### Dataset excerpts
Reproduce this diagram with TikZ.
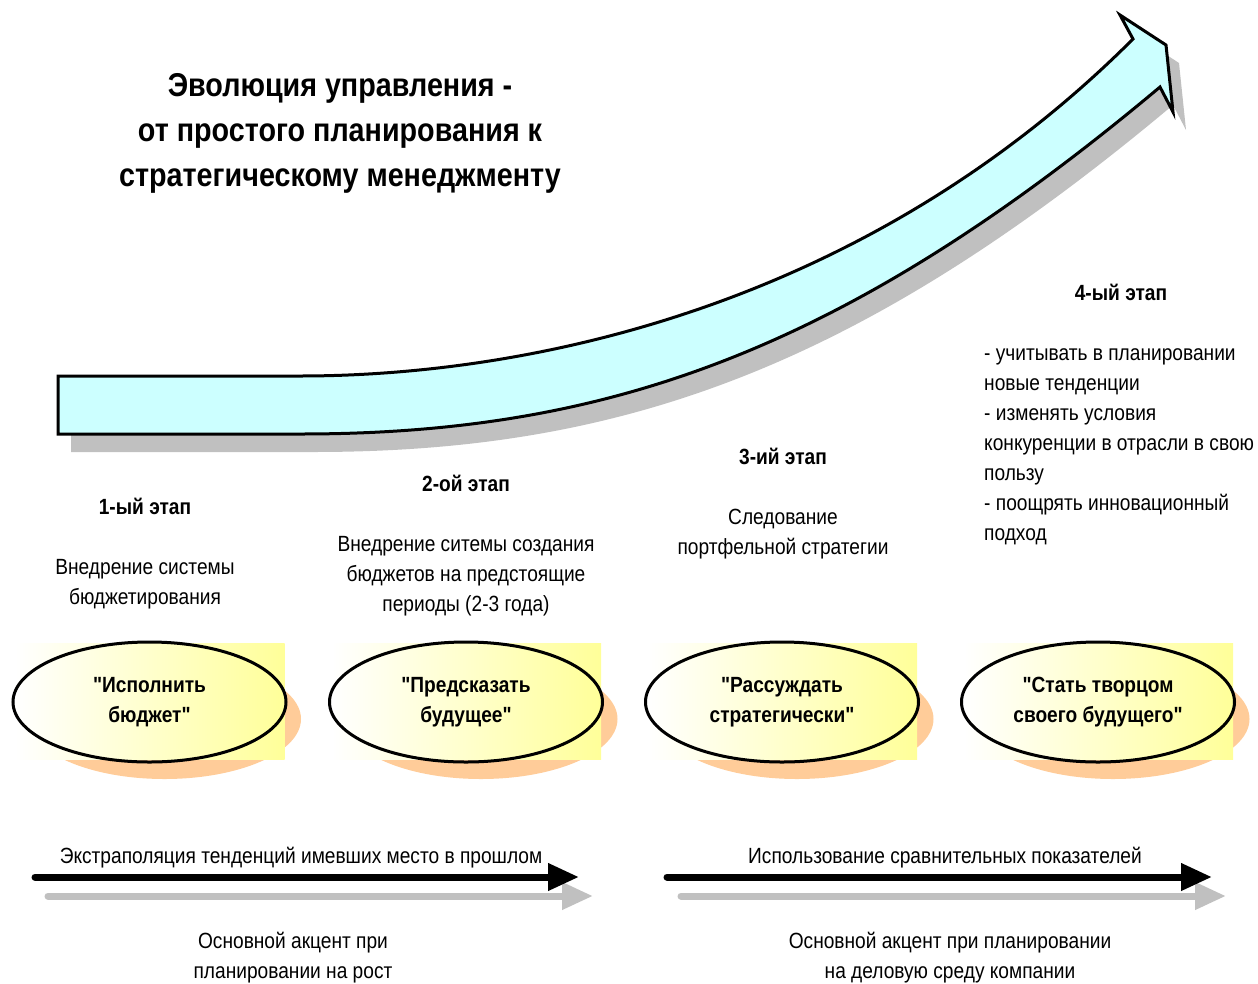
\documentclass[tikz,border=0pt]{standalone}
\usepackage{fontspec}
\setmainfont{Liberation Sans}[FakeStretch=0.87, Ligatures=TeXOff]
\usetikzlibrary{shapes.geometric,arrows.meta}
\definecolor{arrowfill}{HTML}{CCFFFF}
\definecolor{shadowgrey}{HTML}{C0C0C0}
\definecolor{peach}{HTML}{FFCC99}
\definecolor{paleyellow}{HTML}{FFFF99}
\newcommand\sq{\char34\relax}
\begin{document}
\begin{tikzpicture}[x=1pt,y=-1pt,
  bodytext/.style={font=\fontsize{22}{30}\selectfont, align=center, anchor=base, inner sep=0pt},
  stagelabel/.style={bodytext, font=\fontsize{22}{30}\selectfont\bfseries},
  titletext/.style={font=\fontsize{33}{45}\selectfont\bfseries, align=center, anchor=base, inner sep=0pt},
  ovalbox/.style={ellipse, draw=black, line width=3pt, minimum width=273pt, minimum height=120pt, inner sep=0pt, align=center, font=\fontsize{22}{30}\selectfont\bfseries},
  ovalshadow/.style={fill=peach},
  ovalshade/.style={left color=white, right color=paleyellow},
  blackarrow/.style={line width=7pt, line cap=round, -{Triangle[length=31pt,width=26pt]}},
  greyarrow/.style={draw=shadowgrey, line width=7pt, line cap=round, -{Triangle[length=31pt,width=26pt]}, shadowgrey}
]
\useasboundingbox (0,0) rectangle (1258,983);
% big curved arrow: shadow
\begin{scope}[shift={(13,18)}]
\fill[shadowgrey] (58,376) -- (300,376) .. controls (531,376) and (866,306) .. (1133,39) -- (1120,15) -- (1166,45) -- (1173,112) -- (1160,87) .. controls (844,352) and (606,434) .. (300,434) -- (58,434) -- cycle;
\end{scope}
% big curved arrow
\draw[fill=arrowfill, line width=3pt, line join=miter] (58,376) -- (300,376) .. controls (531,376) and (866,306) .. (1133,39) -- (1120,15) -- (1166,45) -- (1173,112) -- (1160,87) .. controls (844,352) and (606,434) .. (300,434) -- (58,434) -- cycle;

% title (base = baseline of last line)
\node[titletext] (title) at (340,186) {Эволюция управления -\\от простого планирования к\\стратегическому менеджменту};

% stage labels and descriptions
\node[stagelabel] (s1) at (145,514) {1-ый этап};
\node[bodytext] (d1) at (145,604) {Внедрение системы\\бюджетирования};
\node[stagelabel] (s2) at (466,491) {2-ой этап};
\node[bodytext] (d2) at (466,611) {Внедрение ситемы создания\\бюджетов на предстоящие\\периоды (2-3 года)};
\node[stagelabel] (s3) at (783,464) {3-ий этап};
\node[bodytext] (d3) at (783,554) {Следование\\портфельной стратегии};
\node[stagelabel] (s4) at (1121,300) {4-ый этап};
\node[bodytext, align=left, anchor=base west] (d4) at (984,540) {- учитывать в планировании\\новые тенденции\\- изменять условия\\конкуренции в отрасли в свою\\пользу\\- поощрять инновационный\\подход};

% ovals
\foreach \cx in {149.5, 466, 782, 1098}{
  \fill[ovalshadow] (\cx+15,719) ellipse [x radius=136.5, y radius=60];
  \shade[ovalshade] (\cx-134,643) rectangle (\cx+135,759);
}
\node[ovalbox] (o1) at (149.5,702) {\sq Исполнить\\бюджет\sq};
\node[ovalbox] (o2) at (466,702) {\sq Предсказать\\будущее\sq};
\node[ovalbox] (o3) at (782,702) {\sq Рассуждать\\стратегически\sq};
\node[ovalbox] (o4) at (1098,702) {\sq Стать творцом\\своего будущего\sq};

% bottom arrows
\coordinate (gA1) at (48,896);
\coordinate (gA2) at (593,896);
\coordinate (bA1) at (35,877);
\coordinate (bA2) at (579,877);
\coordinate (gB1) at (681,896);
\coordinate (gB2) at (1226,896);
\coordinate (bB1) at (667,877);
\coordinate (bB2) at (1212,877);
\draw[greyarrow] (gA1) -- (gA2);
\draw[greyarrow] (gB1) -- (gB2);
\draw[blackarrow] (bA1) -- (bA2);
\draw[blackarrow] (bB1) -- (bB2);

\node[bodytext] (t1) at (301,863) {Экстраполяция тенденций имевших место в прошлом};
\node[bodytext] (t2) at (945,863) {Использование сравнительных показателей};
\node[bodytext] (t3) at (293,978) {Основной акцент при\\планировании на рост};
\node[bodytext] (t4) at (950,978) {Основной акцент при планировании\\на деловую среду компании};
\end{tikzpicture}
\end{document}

==

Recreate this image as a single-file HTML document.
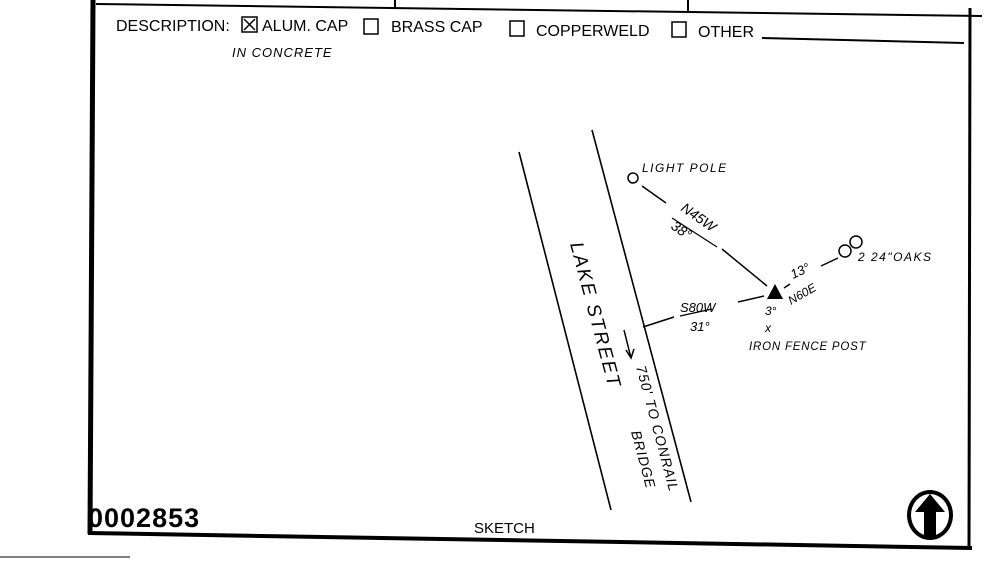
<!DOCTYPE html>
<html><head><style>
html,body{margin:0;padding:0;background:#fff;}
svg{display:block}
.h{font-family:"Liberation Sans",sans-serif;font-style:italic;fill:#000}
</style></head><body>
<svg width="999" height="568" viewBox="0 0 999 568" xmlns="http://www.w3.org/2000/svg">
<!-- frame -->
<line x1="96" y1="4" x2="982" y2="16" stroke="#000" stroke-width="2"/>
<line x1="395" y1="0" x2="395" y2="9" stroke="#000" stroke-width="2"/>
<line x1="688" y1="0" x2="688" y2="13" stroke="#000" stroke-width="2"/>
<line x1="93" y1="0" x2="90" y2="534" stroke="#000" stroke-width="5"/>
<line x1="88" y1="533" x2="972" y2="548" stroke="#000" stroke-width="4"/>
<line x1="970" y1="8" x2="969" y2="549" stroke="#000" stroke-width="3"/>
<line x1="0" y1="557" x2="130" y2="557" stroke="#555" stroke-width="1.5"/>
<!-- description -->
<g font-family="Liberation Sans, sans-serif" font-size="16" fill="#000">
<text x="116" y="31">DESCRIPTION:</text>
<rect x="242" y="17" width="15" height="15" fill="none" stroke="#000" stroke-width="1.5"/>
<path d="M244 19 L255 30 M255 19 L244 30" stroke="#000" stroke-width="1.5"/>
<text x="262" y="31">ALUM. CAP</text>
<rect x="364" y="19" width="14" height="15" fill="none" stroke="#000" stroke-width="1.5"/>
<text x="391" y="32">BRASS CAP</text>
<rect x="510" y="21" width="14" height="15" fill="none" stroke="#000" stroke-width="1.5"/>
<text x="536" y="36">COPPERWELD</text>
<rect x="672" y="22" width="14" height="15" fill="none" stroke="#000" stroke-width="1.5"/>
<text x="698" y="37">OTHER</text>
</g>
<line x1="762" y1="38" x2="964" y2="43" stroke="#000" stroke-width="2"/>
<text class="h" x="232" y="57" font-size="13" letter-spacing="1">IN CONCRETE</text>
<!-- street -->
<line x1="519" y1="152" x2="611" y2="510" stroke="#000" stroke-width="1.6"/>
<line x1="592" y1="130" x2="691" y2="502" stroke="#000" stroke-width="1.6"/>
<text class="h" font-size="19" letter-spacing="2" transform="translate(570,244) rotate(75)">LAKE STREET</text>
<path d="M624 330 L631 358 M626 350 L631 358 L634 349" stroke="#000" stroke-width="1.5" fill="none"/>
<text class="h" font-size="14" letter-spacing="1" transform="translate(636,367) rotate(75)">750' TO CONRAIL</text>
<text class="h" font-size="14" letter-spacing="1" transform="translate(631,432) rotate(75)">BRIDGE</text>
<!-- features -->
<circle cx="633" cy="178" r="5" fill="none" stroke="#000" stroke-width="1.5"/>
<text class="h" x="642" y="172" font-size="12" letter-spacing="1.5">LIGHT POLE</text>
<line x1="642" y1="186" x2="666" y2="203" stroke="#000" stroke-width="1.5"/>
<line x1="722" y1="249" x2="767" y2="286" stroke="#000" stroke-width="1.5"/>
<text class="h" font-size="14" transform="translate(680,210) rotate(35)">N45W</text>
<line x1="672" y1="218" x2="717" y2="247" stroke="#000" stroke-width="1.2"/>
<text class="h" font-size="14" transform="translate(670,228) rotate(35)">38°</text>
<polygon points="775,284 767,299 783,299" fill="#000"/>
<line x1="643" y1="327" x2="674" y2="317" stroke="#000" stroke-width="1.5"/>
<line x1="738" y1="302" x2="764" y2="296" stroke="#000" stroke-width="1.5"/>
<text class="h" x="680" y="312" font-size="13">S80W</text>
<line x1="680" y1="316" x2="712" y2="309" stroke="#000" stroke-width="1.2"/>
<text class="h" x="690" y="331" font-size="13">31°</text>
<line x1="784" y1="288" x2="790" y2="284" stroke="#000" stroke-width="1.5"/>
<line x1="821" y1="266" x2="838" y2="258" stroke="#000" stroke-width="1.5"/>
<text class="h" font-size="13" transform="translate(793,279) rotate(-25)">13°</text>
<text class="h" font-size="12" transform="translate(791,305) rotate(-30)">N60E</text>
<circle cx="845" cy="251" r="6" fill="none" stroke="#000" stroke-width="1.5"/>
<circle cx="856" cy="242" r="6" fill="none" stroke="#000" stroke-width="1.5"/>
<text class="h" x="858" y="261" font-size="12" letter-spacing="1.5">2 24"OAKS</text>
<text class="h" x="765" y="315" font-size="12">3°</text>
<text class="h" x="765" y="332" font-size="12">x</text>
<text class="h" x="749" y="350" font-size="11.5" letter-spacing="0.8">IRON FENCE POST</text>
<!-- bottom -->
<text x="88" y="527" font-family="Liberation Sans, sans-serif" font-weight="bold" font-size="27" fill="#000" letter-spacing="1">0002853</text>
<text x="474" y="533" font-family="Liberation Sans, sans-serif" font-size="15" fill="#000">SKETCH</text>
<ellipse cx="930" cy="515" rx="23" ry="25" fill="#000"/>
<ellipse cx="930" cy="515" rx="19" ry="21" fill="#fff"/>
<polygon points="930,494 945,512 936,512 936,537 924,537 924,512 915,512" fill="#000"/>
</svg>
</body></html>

### The problem
Spot every line that holds "this" and copy it.

### Completed task
Reproduce this diagram with TikZ.
Recreate this image as a single-file HTML document.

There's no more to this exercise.